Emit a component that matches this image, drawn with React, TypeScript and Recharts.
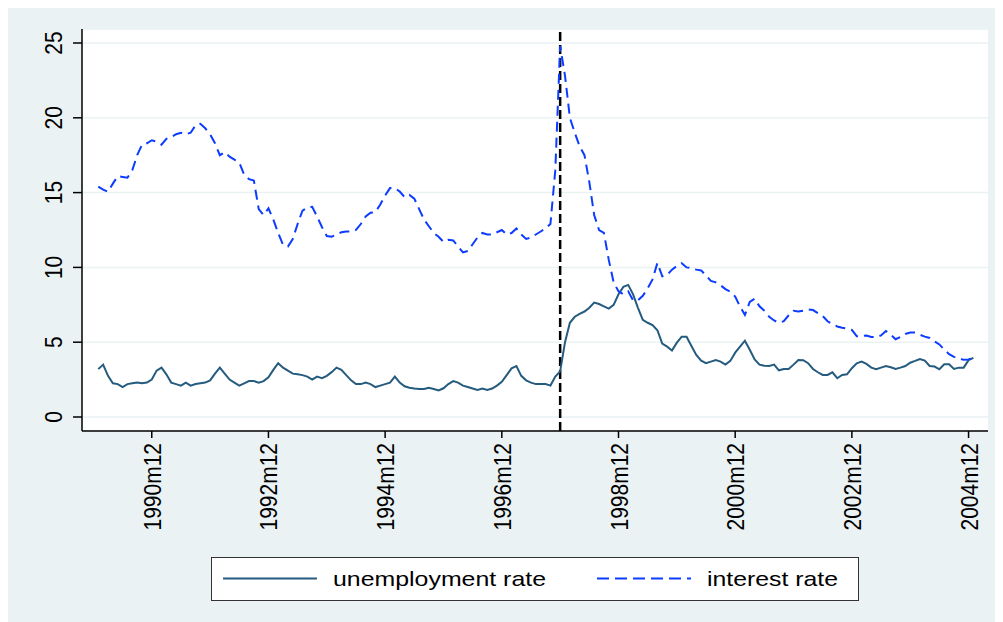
import React from 'react';
import { LineChart, Line, XAxis, YAxis, CartesianGrid, ReferenceLine } from 'recharts';

// monthly values, 1990m1 .. 2005m1
const unemployment = [
  3.2, 3.5, 2.75, 2.25, 2.2, 2.0, 2.2, 2.25, 2.3, 2.25, 2.3, 2.5,
  3.1, 3.3, 2.85, 2.3, 2.2, 2.1, 2.3, 2.1, 2.2, 2.25, 2.3, 2.45,
  2.9, 3.3, 2.9, 2.5, 2.3, 2.1, 2.25, 2.4, 2.4, 2.3, 2.4, 2.65,
  3.15, 3.6, 3.3, 3.1, 2.9, 2.85, 2.8, 2.7, 2.5, 2.7, 2.6, 2.75,
  3.0, 3.3, 3.15, 2.8, 2.45, 2.2, 2.2, 2.3, 2.2, 2.0, 2.1, 2.2,
  2.3, 2.7, 2.3, 2.05, 1.95, 1.9, 1.87, 1.87, 1.95, 1.87, 1.78, 1.92,
  2.2, 2.4, 2.3, 2.1, 2.0, 1.9, 1.8, 1.9, 1.8, 1.9, 2.1, 2.35,
  2.8, 3.25, 3.4, 2.75, 2.45, 2.3, 2.2, 2.2, 2.2, 2.1, 2.7, 3.05,
  5.0, 6.3, 6.7, 6.9, 7.05, 7.3, 7.65, 7.55, 7.4, 7.25, 7.5, 8.2,
  8.7, 8.83, 8.2, 7.3, 6.5, 6.3, 6.15, 5.8, 4.9, 4.7, 4.45, 4.97,
  5.37, 5.37, 4.75, 4.15, 3.77, 3.6, 3.7, 3.8, 3.7, 3.5, 3.75, 4.3,
  4.7, 5.1, 4.5, 3.85, 3.5, 3.43, 3.41, 3.5, 3.12, 3.21, 3.21, 3.5,
  3.81, 3.8, 3.6, 3.21, 2.99, 2.81, 2.81, 2.99, 2.59, 2.81, 2.85, 3.26,
  3.59, 3.7, 3.55, 3.3, 3.19, 3.3, 3.41, 3.32, 3.21, 3.3, 3.41, 3.63,
  3.75, 3.88, 3.77, 3.41, 3.37, 3.19, 3.52, 3.52, 3.21, 3.3, 3.3, 3.8,
  3.95,
];

const interest = [
  15.4, 15.2, 15.05, 15.6, 16.1, 16.05, 16.0, 16.5, 17.5, 18.2, 18.3, 18.5,
  18.4, 18.2, 18.6, 18.7, 18.9, 19.0, 18.9, 19.0, 19.5, 19.6, 19.3, 18.9,
  18.3, 17.5, 17.7, 17.4, 17.2, 17.0, 16.2, 15.9, 15.8, 13.9, 13.5, 13.95,
  13.2, 12.3, 11.5, 11.4, 11.9, 12.9, 13.8, 14.0, 14.05, 13.4, 12.7, 12.1,
  12.05, 12.2, 12.35, 12.4, 12.4, 12.5, 12.9, 13.4, 13.65, 13.7, 14.2, 14.8,
  15.3, 15.3, 15.07, 14.7, 14.85, 14.6, 13.9, 13.2, 12.75, 12.3, 12.05, 11.7,
  11.85, 11.8, 11.4, 11.0, 11.1, 11.55, 12.0, 12.3, 12.2, 12.2, 12.35, 12.5,
  12.2, 12.3, 12.6, 12.2, 11.9, 12.0, 12.2, 12.4, 12.6, 12.9, 16.5, 24.8,
  22.8, 20.0, 19.0, 18.1, 17.5, 15.7, 13.5, 12.5, 12.3, 10.5, 9.0, 8.4,
  8.2, 8.4, 7.8, 7.8, 8.1, 8.6, 9.2, 10.3, 9.4, 9.5, 9.85, 10.1,
  10.28, 10.0, 9.95, 9.85, 9.8, 9.45, 9.1, 9.0, 8.8, 8.55, 8.38, 8.05,
  7.38, 6.82, 7.7, 7.9, 7.4, 7.1, 6.7, 6.45, 6.3, 6.4, 6.8, 7.1,
  7.05, 7.1, 7.2, 7.15, 6.95, 6.75, 6.4, 6.2, 6.05, 5.97, 5.9, 5.82,
  5.4, 5.4, 5.45, 5.35, 5.33, 5.45, 5.75, 5.5, 5.2, 5.35, 5.55, 5.64,
  5.64, 5.5, 5.37, 5.28, 5.05, 4.85, 4.5, 4.2, 4.02, 3.93, 3.82, 3.85,
  3.97,
];

const yTicks = [0, 5, 10, 15, 20, 25];
const xTickLabels = ['1990m12', '1992m12', '1994m12', '1996m12', '1998m12', '2000m12', '2002m12', '2004m12'];
const breakMonth = '1997m12';
const seriesNames = ['unemployment rate', 'interest rate'];

const startYear = 1990;
const months = unemployment.map((_, i) => `${startYear + Math.floor(i / 12)}m${(i % 12) + 1}`);
const data = months.map((m, i) => ({ t: i, month: m, unemp: unemployment[i], interest: interest[i] }));
const xTicks = xTickLabels.map(l => months.indexOf(l));

const FONT = '"Liberation Sans", Arial, Helvetica, sans-serif';
const STRETCH = 1.18; // the reference is a bit wider than tall
const UNEMP_COLOR = '#245b7e';
const RATE_COLOR = '#0b3cff';
const BG = '#eaf2f3';

function XTick(props: any) {
  const { x, y, payload } = props;
  return (
    <text
      transform={`translate(${x + 9},${y}) scale(${STRETCH},1) rotate(-90)`}
      textAnchor="end"
      fontSize={21}
      fontFamily={FONT}
      fill="#000"
    >
      {months[payload.value]}
    </text>
  );
}

function YTick(props: any) {
  const { x, y, payload } = props;
  return (
    <text
      transform={`translate(${x},${y}) scale(${STRETCH},1) rotate(-90)`}
      textAnchor="middle"
      fontSize={21}
      fontFamily={FONT}
      fill="#000"
    >
      {payload.value}
    </text>
  );
}

function ChartLegend() {
  return (
    <svg width={648} height={44} style={{ position: 'absolute', left: 203, top: 549 }}>
      <rect x={0.5} y={0.5} width={647} height={43} fill="#fff" stroke="#333" strokeWidth={1} />
      <line x1={12} x2={106} y1={21.5} y2={21.5} stroke={UNEMP_COLOR} strokeWidth={2} />
      <text x={122} y={29} fontSize={21} fontFamily={FONT} fill="#000" textLength={213} lengthAdjust="spacingAndGlyphs">
        {seriesNames[0]}
      </text>
      <line x1={386} x2={480} y1={21.5} y2={21.5} stroke={RATE_COLOR} strokeWidth={2} strokeDasharray="12 6" />
      <text x={496} y={29} fontSize={21} fontFamily={FONT} fill="#000" textLength={131} lengthAdjust="spacingAndGlyphs">
        {seriesNames[1]}
      </text>
    </svg>
  );
}

export default function App() {
  return (
    <div style={{ position: 'relative', width: 987, height: 614, background: BG }}>
      <LineChart width={987} height={540} data={data} margin={{ top: 21, right: 7, bottom: 0, left: 0 }}>
        <CartesianGrid vertical={false} stroke={BG} strokeWidth={1.5} fill="#fff" fillOpacity={1} />
        <XAxis
          dataKey="t"
          type="number"
          domain={[-3.35, 183]}
          ticks={xTicks}
          interval={0}
          allowDataOverflow
          height={117}
          tickSize={7}
          tickMargin={5}
          axisLine={{ stroke: '#000', strokeWidth: 1.5 }}
          tickLine={{ stroke: '#000', strokeWidth: 1.5 }}
          tick={<XTick />}
        />
        <YAxis
          type="number"
          domain={[-0.936, 25.936]}
          ticks={yTicks}
          interval={0}
          allowDataOverflow
          width={74}
          tickSize={9}
          tickMargin={11}
          axisLine={{ stroke: '#000', strokeWidth: 1.5 }}
          tickLine={{ stroke: '#000', strokeWidth: 1.5 }}
          tick={<YTick />}
        />
        <ReferenceLine x={months.indexOf(breakMonth)} stroke="#000" strokeWidth={2.5} strokeDasharray="9 4" />
        <Line
          type="linear"
          dataKey="unemp"
          name={seriesNames[0]}
          stroke={UNEMP_COLOR}
          strokeWidth={2}
          dot={false}
          isAnimationActive={false}
        />
        <Line
          type="linear"
          dataKey="interest"
          name={seriesNames[1]}
          stroke={RATE_COLOR}
          strokeWidth={2}
          strokeDasharray="10 6"
          dot={false}
          isAnimationActive={false}
        />
      </LineChart>
      <ChartLegend />
    </div>
  );
}
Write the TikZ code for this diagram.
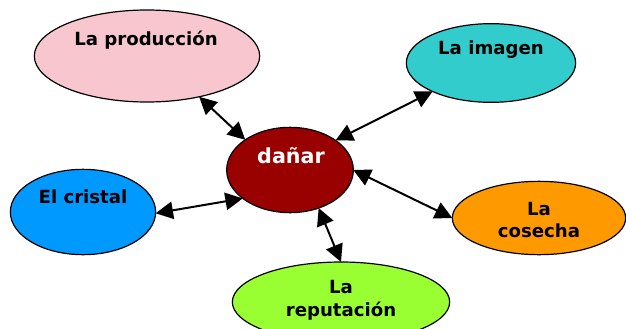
\documentclass[tikz,border=0pt]{standalone}
\usepackage{fontspec}
\setmainfont{DejaVu Sans}
\usetikzlibrary{arrows.meta,shapes.geometric}
\definecolor{prodpink}{HTML}{F7C6CE}
\definecolor{imgteal}{HTML}{33CCCC}
\definecolor{danarred}{HTML}{990000}
\definecolor{cristalblue}{HTML}{0099FF}
\definecolor{cosechaorange}{HTML}{FF9900}
\definecolor{reputgreen}{HTML}{99FF33}

\begin{document}
\begin{tikzpicture}[x=0.75pt, y=-0.75pt,
    bubble/.style={ellipse, draw=black, line width=0.9pt, inner sep=0pt, outer sep=0pt},
    word/.style={font=\fontsize{13.6}{16}\selectfont\bfseries, align=center},
    link/.style={{Triangle[length=13pt,width=13pt]}-{Triangle[length=13pt,width=13pt]}, line width=1.5pt}]
    \useasboundingbox (0,0) rectangle (626,329);

    % Ellipses
    \node[bubble, fill=prodpink, minimum width=169pt, minimum height=69pt] (prod) at (147,56) {};
    \node[bubble, fill=imgteal, minimum width=127pt, minimum height=59pt] (img) at (491,63) {};
    \node[bubble, fill=danarred, minimum width=95pt, minimum height=64pt] (danar) at (290,170) {};
    \node[bubble, fill=cristalblue, minimum width=109pt, minimum height=64pt] (cristal) at (83,212) {};
    \node[bubble, fill=cosechaorange, minimum width=130pt, minimum height=55pt] (cosecha) at (539,218) {};
    \node[bubble, fill=reputgreen, minimum width=163pt, minimum height=60pt] (reput) at (341,302) {};

    % Labels
    \node[word] (prodtxt) at (146,40) {La producción};
    \node[word] (imgtxt) at (491,50) {La imagen};
    \node[word, text=white, font=\fontsize{15.5}{18}\selectfont\bfseries] (danartxt) at (291,156) {dañar};
    \node[word] (cosechatxt) at (539,220) {La\\cosecha};
    \node[word] (cristaltxt) at (83,197) {El cristal};
    \node[word, font=\fontsize{13.6}{17}\selectfont\bfseries] (reputtxt) at (341,300) {La\\reputación};

    % Links
    \draw[link] (prod.-38) -- (danar.146);
    \draw[link] (img.206) -- (danar.33);
    \draw[link] (cristal.-1) -- (danar.211);
    \draw[link] (cosecha.180) -- (danar.0);
    \draw[link] (reput.90) -- (danar.-53);
\end{tikzpicture}
\end{document}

Challenge: Identify each line containing the string "React" and copy it out.

Complete answer:
Emit a component that matches this image, drawn with React, TypeScript and Recharts.
import React from 'react';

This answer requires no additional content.